Thank you.
I'll speak to any community organization at any time—that's a policy—and I'm delighted to have that connection.
I think you're quite right. Not all SOEs are created equal. There are 300,000 of them; some pose a lower risk and some a higher risk. In general, an SOE with a more direct connection in sensitive sectors is more risky, but if you're, let's say, in China's Ministry of Science and Technology or China's Ministry of National Defense and you're interested in a potential dual-use technology, you may well want to approach that acquisition through a private company.
If you look at our dataset, we divide SOEs and private enterprises in the investment in Canada.

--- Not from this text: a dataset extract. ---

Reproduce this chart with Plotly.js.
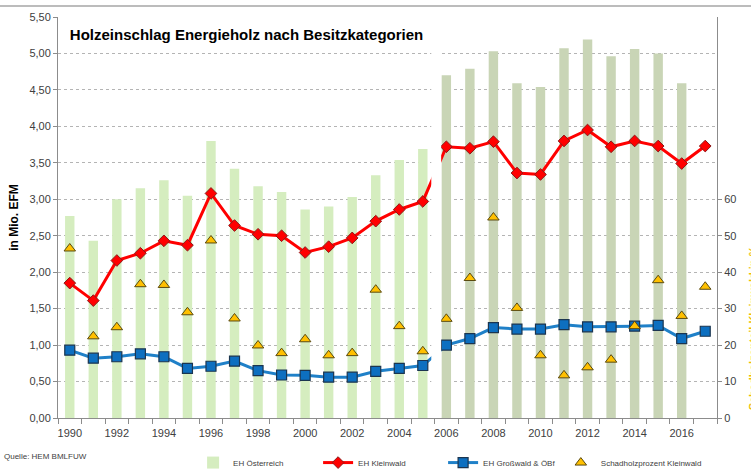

One of my researchers just came last year and said, “Look, there's about 5% we can't even figure out because there are, it looks like, historical tendencies, some connections there.” I said, “Do we put it in one or the other, or divide it?” He said, “No, leave it as an unknown because it makes the point that you can't always even determine if it is an SOE or not.”
I would say this: Don't focus on the big, lumbering coal miner where we know where the product is going, which is probably to China—the firm may need a market; the province may need a market. Look at the high-tech—and we don't have enough of it—innovative companies. That's where I would focus maximum effort. Public safety and the intelligence capacity of this country are not unlimited. There's one company in Edmonton, for example, that produces pot stickers and ships them to Japan, the U.S. and Canada. That's not the focus. It is a state enterprise, but it's harmless, in my view. Go for where the risk is greatest, and that's innovation, IP threat. Focus on that to the degree necessary. That, to me, is even more important than the threshold issue: focusing on the best targets.